According to his law suit, Sivero lived in an apartment complex in California next door to the writers of The Simpsons at the time he was preparing for the mafia movie. “They knew he was developing the character he was to play in the movie Goodfellas,” states the lawsuit. “In fact, they were aware the entire character of ‘Frankie Carbone’ was created and developed by Sivero, who based this character on his own personality.”

Simpsons' heavy Louie, right, in a scene with Homer and Bart
Simpsons' heavy Louie, right, in a scene with Homer and Bart (Fox)

The suit acknowledges that Dan Castellaneta, who voices Louie in The Simpsons - and indeed Homer Simpson - based the sound of the character on Joe Pesci “who also had a role in Goodfellas”.

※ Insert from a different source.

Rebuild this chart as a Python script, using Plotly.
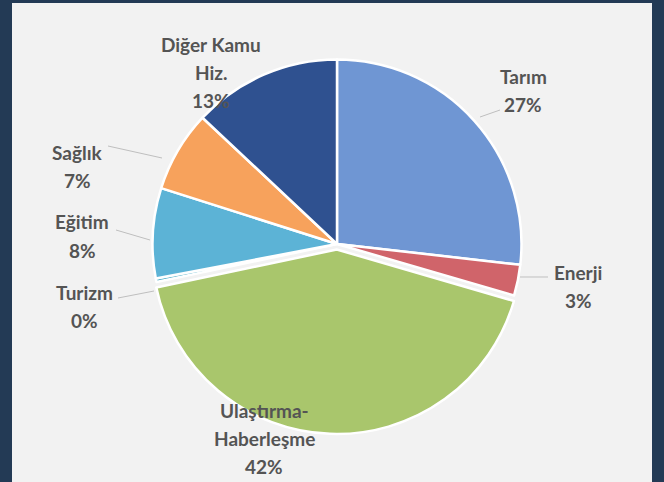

Louie has appeared in 16 episodes of The Simpsons. The mobster first appeared alongside Bart and company in 1991, a year after Goodfellas.

Nearly a quarter of a century later, the legal claim alleges that, by appropriating Silvero likeness and idea, the defendants have “diluted the value of the character created by plaintiff” and contributed to “type-casting” of the actor.

His $250m suit is comprised of a claim of $50 million for actual damage from the loss of his likeness, $100 million for “improper interference”, $50 million damages for the appropriation of his “confidential” idea, plus $50 million in exemplary damages.